Wednesday, February 5, 2014

A Frederick Seaver Family Home in Fitchburg - Post 293 for (Not So) Wordless Wednesday

I'm posting family photographs from my collection on Wednesdays, but they aren't Wordless Wednesday posts like others do - I am incapable of having a wordless post.

Here is a photograph of an ancestral home taken on one of our vacation/genealogy trips to Massachusetts:



This Seaver ancestral home is at 116 Lawrence Street in Fitchburg, Worcester County, Massachusetts.  

I believe that my grandparents, Frederick W. and Alma Bessie (Richmond), and their growing family of three young daughters and a son, resided here from about 1908 to about 1912.  My father was born in this house on 15 October 1911.  

I took the picture above in 2007 while visiting Leominster to attend the memorial service and burial of my aunt, Geraldine (Seaver) Remley, the youngest child of Fred and Bessie.
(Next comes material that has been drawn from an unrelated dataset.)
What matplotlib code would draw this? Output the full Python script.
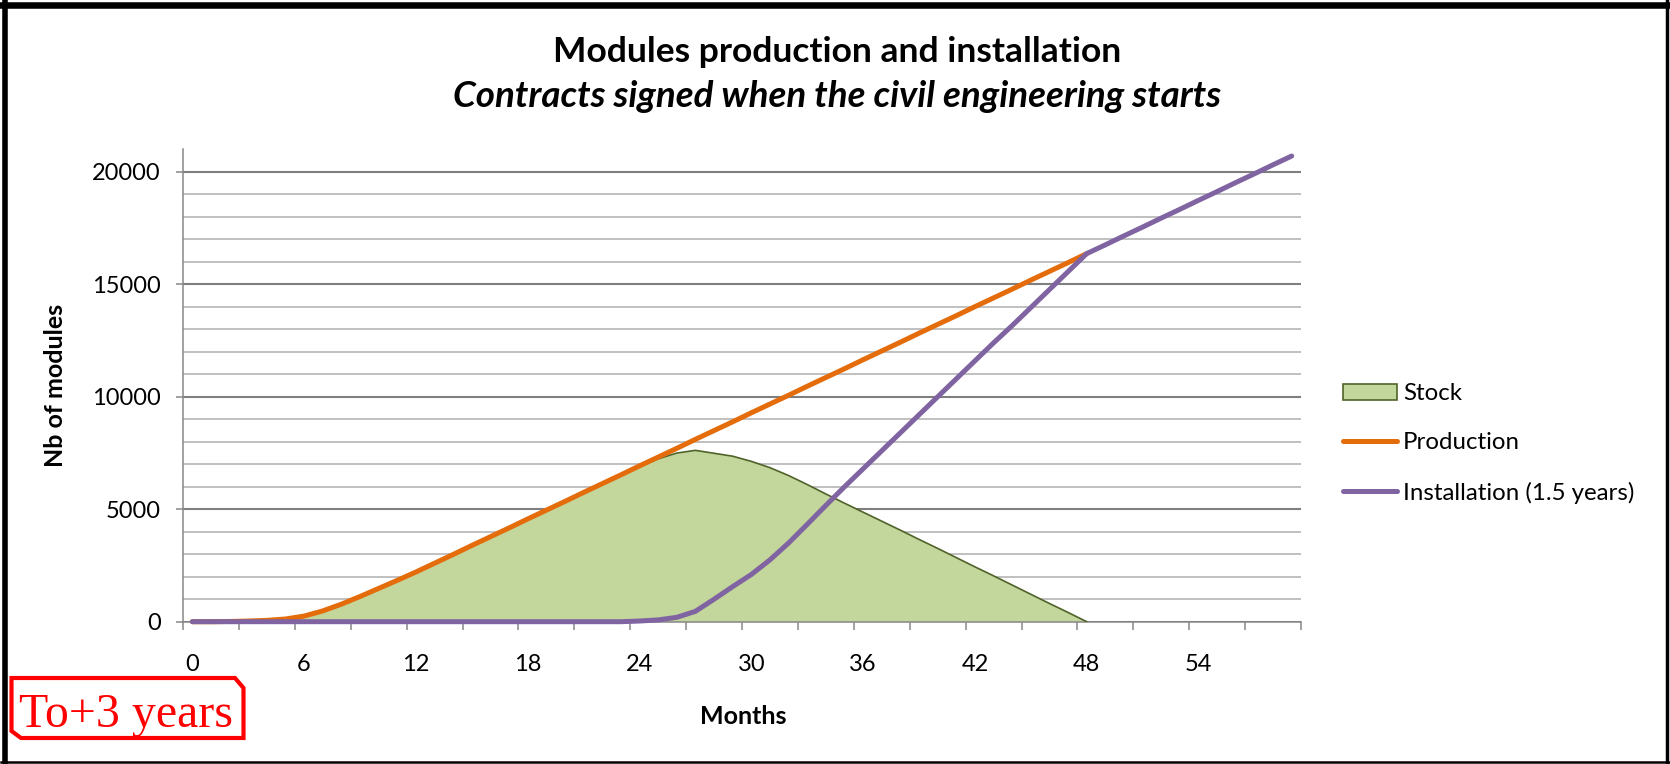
import numpy as np
import matplotlib
matplotlib.use("Agg")
import matplotlib.pyplot as plt
from matplotlib.lines import Line2D
from matplotlib.patches import Polygon, Patch

plt.rcParams['font.family'] = ['Lato', 'DejaVu Sans']

# data
months = list(range(60))
production = [0, 0, 10, 30, 60, 120, 250, 480, 780, 1120, 1480, 1840,
              2210, 2600, 2990, 3390, 3780, 4170, 4570, 4960, 5350, 5750,
              6140, 6530, 6930, 7320, 7710, 8110, 8500, 8890, 9290, 9680,
              10070, 10470, 10860, 11250, 11650, 12040, 12430, 12830, 13220,
              13610, 14010, 14400, 14790, 15190, 15580, 15970, 16370]
installation = [0] * 24 + [30, 80, 195, 460, 1000, 1560, 2100, 2750, 3500,
                           4330, 5170, 6000, 6800, 7600, 8400, 9200, 10000,
                           10800, 11600, 12400, 13170, 13970, 14770, 15570,
                           16370, 16760, 17160, 17550, 17950, 18340, 18740,
                           19130, 19530, 19920, 20320, 20710]
stock = [0, 0, 10, 30, 60, 120, 250, 480, 780, 1120, 1480, 1840,
         2210, 2600, 2990, 3390, 3780, 4170, 4570, 4960, 5350, 5750,
         6140, 6530, 6900, 7240, 7500, 7620, 7490, 7360, 7130, 6850,
         6500, 6100, 5680, 5270, 4870, 4470, 4070, 3660, 3260, 2850,
         2440, 2040, 1630, 1220, 810, 410, 0] + [0] * 11
xlabels = [0, 6, 12, 18, 24, 30, 36, 42, 48, 54]

W, H = 1670, 764
fig = plt.figure(figsize=(W / 100, H / 100), dpi=100)

def fx(px):
    return px / W

def fy(py):
    return 1 - py / H

ax = fig.add_axes([fx(183), fy(621.7), fx(1301) - fx(183), fy(149.5) - fy(621.7)])

c_fill = '#C3D69B'
c_edge = '#4F6228'
c_prod = '#E46C0A'
c_inst = '#8064A2'

m = np.array(months)
ax.fill_between(m, stock, 0, color=c_fill, lw=0, zorder=2, label='Stock')
ax.plot(m[:49], stock[:49], color=c_edge, lw=1.2, zorder=3)
ax.plot(m[:len(production)], production, color=c_prod, lw=3.6,
        solid_capstyle='round', zorder=4, clip_on=False, label='Production')
ax.plot(m, installation, color=c_inst, lw=3.6, solid_capstyle='round',
        zorder=5, clip_on=False, label='Installation (1.5 years)')

ax.set_xlim(-0.5, 59.5)
ax.set_ylim(0, 21000)

# y axis
ax.set_yticks(np.arange(0, 20001, 5000))
ax.set_yticks(np.arange(1000, 21001, 1000), minor=True)
ax.yaxis.grid(True, which='major', color='#7F7F7F', lw=1.5, zorder=0)
ax.yaxis.grid(True, which='minor', color='#BBBBBB', lw=1.3, zorder=0)
ax.tick_params(axis='y', which='major', length=5, width=1.1, color='#888888',
               labelsize=17, pad=11)
ax.tick_params(axis='y', which='minor', length=0)

# x axis: tick marks between categories, labels on categories
ax.set_xticks(np.arange(-0.5, 60, 3))
ax.set_xticklabels([])
ax.set_xticks(xlabels, minor=True)
ax.set_xticklabels([str(v) for v in xlabels], minor=True)
ax.tick_params(axis='x', which='major', length=6, width=1.1, color='#888888')
ax.tick_params(axis='x', which='minor', length=0, labelsize=17, pad=23)

for s in ['top', 'right']:
    ax.spines[s].set_visible(False)
for s in ['left', 'bottom']:
    ax.spines[s].set_color('#888888')
    ax.spines[s].set_linewidth(1.1)
ax.set_axisbelow(True)

# titles and axis labels
fig.text(fx(837), fy(62), 'Modules production and installation',
         ha='center', va='baseline', fontsize=25.5, fontweight='bold')
fig.text(fx(837), fy(107), 'Contracts signed when the civil engineering starts',
         ha='center', va='baseline', fontsize=26.5, fontweight='bold', style='italic')
fig.text(fx(56), fy(385), 'Nb of modules', rotation=90, ha='center', va='center',
         fontsize=18, fontweight='bold')
fig.text(fx(743), fy(717), 'Months', ha='center', va='center',
         fontsize=18, fontweight='bold')

# legend
handles = [Patch(facecolor=c_fill, edgecolor=c_edge, lw=1.2),
           Line2D([], [], color=c_prod, lw=3.6, solid_capstyle='round'),
           Line2D([], [], color=c_inst, lw=3.6, solid_capstyle='round')]
labels = ['Stock', 'Production', 'Installation (1.5 years)']
ax.legend(handles, labels, loc='center left', bbox_to_anchor=(fx(1343), fy(443.5)),
          bbox_transform=fig.transFigure, frameon=False, fontsize=17.3,
          borderpad=0, borderaxespad=0, handlelength=2.25, handletextpad=0.25,
          labelspacing=1.17)

# red "To+3 years" box
box = [(11.5, 678), (235, 678), (243.5, 688), (243.5, 738), (21, 738), (11.5, 731)]
fig.patches.append(Polygon([(fx(x), fy(y)) for x, y in box], closed=True,
                           fill=False, edgecolor='#FF0000', lw=3,
                           transform=fig.transFigure, figure=fig))
fig.text(fx(126), fy(727), 'To+3 years', ha='center', va='baseline',
         fontsize=34.5, color='#FF0000', family='Liberation Serif')

# black frame
frame = [((1, 1669), (4.5, 4.5), 4.7), ((4.5, 4.5), (1, 764), 4.0),
         ((1666.7, 1666.7), (1, 764), 2.5), ((1, 1669), (762.3, 762.3), 1.8)]
for xs, ys, lw in frame:
    fig.add_artist(Line2D([fx(v) for v in xs], [fy(v) for v in ys],
                          color='black', lw=lw, transform=fig.transFigure))

fig.savefig('out.png', dpi=100, facecolor='white')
I did not try to contact the current resident of the house.

The Google Map showing the location of this house relative to the eastern part of Fitchburg is:



I heard no memories about this house from my father's sisters.  I believe that this is the house that my father's oldest brother, Stanley Richmond Seaver, died in of scarlet fever at age 5 in 1910.  My Aunt Marion told of reaching through a hole in the door while he was quarantined to touch his finger and talk to him.  The story always saddened me - here was this sick child and nothing could be done for him except lock him away so nobody could touch him without getting scarlet fever themselves.